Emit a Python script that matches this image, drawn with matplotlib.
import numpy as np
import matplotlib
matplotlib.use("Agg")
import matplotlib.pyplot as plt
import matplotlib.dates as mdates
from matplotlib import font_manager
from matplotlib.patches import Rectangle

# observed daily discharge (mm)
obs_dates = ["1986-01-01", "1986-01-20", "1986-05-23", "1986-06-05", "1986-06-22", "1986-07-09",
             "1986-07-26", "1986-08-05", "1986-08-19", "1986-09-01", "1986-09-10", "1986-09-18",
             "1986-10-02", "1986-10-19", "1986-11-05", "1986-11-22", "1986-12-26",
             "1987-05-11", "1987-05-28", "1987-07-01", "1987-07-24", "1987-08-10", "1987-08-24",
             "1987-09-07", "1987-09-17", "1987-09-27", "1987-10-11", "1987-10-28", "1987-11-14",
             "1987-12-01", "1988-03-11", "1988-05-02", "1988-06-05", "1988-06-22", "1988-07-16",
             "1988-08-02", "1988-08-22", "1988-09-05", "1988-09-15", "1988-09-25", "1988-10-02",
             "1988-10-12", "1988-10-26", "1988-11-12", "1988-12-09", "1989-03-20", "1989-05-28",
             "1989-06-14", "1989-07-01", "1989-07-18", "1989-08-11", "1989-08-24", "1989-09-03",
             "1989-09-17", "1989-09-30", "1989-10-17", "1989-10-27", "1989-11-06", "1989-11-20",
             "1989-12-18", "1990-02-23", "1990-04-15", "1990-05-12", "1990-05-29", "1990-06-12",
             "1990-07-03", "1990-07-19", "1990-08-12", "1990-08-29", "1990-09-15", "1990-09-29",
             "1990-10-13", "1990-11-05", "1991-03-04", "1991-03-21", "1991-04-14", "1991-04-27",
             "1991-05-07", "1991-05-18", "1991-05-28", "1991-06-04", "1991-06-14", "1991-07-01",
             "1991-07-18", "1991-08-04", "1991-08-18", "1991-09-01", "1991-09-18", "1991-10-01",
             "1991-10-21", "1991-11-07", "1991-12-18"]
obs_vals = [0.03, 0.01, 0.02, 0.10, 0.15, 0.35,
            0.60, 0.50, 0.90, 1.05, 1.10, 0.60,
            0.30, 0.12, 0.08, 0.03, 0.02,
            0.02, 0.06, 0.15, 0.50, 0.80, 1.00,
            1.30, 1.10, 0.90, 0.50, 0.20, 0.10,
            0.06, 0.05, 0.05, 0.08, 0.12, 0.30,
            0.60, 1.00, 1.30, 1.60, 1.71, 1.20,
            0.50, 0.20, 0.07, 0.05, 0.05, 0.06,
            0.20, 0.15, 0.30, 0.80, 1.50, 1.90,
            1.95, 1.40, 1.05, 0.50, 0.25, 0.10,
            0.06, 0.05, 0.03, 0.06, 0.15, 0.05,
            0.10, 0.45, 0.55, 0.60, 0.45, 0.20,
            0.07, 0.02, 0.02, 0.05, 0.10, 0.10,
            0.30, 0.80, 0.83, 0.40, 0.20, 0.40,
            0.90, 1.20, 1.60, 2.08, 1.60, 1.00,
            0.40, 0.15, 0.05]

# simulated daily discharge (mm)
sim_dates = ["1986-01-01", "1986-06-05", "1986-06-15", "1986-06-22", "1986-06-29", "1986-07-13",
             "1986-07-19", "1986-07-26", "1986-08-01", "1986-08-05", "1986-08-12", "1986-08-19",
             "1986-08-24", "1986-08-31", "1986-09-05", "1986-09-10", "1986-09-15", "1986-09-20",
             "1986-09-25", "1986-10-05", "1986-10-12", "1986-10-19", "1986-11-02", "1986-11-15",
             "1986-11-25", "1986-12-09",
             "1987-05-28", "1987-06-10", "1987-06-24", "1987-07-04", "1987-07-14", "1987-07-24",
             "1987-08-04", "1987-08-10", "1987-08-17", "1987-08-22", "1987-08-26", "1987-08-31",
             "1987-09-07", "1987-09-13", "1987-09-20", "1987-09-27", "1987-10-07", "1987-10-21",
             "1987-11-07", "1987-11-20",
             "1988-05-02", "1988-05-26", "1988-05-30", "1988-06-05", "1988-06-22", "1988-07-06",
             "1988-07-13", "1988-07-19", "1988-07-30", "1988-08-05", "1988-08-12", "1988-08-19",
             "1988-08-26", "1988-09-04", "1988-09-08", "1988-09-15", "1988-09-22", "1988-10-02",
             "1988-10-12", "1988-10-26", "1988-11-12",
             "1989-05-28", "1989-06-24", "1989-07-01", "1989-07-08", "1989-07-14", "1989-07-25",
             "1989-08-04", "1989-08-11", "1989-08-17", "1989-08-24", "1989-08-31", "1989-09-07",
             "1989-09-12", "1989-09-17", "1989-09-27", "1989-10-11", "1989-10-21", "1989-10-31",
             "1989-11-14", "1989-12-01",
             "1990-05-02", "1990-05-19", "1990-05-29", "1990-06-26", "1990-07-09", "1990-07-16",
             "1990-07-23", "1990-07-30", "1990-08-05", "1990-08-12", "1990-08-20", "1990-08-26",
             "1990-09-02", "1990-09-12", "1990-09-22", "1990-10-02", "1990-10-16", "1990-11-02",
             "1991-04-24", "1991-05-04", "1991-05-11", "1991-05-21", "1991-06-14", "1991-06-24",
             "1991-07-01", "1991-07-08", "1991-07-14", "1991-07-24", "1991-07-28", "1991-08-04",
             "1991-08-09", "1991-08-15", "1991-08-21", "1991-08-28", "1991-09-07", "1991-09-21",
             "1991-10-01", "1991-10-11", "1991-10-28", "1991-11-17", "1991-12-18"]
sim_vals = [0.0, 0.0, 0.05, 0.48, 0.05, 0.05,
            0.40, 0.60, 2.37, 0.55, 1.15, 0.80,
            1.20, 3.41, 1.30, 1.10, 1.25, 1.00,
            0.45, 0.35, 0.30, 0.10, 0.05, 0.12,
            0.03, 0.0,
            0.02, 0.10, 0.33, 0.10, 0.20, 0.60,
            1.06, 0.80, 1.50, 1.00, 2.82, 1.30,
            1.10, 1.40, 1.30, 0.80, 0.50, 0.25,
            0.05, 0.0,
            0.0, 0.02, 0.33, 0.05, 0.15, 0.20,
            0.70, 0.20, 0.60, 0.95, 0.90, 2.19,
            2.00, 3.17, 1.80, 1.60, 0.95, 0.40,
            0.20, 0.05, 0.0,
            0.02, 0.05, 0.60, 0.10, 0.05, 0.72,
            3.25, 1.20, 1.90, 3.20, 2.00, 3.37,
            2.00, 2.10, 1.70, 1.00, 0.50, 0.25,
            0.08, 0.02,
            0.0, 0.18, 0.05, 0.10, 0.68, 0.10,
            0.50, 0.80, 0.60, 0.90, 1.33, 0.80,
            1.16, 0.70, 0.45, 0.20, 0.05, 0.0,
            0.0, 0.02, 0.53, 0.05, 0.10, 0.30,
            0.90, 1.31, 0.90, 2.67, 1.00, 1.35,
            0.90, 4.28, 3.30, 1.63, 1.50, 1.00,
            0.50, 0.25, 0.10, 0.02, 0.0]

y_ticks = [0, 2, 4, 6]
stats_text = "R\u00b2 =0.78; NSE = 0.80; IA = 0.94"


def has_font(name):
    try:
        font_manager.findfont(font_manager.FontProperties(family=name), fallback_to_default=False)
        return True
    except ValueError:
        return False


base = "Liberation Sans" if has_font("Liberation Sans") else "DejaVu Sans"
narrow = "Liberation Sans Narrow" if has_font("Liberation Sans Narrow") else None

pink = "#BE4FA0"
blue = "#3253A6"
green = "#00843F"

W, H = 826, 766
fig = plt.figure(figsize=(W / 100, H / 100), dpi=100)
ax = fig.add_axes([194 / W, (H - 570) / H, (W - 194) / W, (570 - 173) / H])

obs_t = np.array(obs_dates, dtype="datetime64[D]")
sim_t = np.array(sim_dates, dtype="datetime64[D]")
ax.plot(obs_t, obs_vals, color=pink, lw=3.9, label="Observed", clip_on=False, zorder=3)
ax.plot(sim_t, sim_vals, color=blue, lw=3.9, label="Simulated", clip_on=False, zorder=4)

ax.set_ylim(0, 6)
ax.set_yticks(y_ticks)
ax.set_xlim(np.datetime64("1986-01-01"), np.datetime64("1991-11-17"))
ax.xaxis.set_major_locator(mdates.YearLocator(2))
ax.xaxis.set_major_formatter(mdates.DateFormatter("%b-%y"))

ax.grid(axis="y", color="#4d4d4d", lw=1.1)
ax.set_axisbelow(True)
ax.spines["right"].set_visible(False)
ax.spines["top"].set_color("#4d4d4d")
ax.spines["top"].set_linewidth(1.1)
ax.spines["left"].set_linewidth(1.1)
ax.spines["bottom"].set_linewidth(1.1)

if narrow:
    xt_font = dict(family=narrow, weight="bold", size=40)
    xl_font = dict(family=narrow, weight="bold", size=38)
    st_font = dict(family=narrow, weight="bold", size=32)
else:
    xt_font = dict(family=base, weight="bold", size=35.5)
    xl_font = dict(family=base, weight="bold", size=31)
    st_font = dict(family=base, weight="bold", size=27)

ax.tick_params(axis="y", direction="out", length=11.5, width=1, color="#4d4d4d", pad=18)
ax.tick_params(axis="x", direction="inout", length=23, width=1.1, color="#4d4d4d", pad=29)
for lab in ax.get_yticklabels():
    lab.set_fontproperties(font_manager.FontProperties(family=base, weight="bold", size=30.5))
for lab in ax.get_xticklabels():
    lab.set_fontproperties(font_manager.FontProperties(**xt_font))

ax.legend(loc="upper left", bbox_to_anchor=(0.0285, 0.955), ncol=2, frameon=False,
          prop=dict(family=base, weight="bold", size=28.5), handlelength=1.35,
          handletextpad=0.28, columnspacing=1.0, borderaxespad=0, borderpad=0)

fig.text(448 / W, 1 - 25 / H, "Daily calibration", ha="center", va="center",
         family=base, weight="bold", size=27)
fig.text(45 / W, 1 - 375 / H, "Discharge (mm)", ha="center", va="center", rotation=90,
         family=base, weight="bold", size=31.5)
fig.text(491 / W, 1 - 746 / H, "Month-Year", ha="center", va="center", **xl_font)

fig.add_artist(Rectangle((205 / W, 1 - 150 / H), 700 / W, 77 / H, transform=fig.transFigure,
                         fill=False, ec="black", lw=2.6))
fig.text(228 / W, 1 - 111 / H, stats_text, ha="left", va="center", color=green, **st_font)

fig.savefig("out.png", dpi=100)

==

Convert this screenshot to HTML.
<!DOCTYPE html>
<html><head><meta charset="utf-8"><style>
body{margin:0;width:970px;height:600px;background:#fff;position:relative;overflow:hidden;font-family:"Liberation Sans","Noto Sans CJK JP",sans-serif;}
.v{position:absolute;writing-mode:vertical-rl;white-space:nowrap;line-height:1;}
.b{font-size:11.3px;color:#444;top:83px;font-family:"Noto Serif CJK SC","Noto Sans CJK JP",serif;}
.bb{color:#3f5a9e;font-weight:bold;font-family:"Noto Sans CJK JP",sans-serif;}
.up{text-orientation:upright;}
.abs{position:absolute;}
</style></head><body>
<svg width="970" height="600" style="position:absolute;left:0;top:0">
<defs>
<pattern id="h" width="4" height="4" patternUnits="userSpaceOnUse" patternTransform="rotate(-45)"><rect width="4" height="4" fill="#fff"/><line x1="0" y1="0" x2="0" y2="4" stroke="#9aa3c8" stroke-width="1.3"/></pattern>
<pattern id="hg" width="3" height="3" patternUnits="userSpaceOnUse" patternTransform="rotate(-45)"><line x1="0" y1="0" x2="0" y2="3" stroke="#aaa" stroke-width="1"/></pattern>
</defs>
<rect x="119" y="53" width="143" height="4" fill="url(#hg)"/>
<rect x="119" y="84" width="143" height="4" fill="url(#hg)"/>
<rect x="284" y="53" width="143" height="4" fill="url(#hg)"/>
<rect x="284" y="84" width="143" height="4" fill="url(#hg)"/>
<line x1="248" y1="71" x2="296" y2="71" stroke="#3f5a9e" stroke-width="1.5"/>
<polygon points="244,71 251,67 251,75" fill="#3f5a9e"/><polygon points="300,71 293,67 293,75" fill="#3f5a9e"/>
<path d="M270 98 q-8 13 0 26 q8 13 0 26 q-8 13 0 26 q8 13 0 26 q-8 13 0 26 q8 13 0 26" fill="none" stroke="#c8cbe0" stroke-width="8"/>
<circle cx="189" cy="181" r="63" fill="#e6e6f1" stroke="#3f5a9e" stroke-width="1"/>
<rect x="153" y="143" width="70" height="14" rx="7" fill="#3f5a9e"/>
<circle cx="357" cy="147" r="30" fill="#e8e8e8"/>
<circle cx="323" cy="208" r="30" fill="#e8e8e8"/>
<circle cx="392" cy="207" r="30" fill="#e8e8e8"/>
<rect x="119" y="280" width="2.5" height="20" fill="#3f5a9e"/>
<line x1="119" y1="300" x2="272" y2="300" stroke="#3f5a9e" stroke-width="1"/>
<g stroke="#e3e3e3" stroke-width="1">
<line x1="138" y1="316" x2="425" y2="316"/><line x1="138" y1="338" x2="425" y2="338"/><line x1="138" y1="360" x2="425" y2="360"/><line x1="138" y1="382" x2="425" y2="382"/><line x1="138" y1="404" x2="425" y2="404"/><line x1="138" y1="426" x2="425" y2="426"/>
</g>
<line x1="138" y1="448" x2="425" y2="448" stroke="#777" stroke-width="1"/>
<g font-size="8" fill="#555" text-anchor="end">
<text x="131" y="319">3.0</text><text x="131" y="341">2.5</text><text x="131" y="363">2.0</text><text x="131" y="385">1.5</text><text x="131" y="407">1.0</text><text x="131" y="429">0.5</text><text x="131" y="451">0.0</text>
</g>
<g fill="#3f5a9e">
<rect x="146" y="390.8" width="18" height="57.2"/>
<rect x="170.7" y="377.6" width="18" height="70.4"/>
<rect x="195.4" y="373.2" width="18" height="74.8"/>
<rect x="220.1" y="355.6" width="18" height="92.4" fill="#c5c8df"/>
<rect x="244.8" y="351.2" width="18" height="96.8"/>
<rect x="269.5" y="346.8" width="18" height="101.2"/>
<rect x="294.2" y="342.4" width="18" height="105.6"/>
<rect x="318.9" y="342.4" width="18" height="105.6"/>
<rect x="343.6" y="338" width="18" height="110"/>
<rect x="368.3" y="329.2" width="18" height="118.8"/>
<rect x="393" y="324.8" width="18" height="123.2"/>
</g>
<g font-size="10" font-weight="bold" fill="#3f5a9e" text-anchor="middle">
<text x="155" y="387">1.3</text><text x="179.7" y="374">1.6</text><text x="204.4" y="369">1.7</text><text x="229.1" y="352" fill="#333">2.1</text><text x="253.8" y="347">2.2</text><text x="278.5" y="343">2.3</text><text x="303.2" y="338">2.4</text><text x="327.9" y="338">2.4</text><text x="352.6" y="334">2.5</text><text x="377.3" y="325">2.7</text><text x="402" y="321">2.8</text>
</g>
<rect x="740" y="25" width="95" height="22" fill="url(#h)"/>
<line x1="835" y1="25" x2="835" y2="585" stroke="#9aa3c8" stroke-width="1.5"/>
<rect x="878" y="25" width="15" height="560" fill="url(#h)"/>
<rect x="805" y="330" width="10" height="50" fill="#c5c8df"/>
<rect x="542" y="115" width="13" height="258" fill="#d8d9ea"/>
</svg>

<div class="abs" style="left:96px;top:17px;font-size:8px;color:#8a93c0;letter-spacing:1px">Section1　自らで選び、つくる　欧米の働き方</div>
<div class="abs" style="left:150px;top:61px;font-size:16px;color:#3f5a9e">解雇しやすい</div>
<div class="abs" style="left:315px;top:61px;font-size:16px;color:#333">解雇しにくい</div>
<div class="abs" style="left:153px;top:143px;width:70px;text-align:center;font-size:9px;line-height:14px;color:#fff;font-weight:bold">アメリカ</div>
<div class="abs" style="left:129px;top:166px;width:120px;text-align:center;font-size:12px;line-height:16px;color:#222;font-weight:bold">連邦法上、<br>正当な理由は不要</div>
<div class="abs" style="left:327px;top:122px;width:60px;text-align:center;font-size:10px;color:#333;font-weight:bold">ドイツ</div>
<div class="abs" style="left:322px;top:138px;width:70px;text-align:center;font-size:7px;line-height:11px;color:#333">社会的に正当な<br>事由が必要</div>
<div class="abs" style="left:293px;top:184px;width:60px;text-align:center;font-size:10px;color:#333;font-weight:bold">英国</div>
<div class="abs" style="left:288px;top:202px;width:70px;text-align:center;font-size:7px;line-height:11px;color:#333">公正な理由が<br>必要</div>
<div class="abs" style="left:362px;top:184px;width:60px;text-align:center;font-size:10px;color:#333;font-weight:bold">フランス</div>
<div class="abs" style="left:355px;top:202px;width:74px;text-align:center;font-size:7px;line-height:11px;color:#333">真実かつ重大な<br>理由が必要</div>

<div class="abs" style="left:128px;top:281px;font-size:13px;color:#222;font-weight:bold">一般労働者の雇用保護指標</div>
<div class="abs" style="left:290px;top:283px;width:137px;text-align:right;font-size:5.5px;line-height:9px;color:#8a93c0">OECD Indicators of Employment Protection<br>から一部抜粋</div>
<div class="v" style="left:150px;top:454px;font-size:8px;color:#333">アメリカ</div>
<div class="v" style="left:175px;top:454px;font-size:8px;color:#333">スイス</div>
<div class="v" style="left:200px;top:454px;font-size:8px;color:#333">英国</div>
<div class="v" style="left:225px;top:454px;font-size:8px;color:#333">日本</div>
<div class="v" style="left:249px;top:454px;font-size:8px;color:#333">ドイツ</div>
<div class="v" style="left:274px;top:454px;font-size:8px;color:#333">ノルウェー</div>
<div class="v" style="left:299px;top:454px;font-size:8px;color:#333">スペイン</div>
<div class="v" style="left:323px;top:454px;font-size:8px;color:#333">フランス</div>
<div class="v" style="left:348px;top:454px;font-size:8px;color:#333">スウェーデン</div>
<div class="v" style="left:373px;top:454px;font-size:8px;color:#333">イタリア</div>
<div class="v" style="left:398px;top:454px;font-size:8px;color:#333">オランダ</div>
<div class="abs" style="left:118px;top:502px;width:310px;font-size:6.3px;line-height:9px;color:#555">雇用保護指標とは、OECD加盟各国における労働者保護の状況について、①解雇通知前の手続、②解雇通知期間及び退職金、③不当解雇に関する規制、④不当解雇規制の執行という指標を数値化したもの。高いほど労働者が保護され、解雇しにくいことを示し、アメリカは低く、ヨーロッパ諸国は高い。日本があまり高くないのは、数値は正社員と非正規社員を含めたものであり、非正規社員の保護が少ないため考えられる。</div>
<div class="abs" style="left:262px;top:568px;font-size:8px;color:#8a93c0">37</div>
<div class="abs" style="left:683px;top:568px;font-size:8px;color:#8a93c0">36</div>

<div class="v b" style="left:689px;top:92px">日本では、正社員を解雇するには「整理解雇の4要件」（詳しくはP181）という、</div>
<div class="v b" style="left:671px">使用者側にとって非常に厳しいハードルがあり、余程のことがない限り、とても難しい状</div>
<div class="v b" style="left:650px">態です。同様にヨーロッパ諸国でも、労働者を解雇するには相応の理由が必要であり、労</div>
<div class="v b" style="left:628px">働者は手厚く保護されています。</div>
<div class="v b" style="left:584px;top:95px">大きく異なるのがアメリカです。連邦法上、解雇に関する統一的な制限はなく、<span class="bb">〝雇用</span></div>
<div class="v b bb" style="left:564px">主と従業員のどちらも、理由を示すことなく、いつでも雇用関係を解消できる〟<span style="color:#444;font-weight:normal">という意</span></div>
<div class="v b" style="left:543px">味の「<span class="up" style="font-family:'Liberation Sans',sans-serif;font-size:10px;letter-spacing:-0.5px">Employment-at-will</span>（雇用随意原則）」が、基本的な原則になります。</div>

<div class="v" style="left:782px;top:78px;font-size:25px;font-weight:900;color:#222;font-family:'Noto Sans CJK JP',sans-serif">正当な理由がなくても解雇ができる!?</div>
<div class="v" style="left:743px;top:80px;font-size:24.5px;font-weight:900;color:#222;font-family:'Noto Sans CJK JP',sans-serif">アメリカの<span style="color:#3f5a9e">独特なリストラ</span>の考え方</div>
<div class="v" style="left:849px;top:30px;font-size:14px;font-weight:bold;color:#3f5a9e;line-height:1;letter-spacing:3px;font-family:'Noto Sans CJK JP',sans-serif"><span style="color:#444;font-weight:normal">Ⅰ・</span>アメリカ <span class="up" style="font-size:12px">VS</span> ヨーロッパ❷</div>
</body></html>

What you have to do: Begin at the line that has "Emit a Python"; stop after the line that has "from matplotlib.patches import Rectangle". Copy every line in that span exactly.

Full answer:
Emit a Python script that matches this image, drawn with matplotlib.
import numpy as np
import matplotlib
matplotlib.use("Agg")
import matplotlib.pyplot as plt
import matplotlib.dates as mdates
from matplotlib import font_manager
from matplotlib.patches import Rectangle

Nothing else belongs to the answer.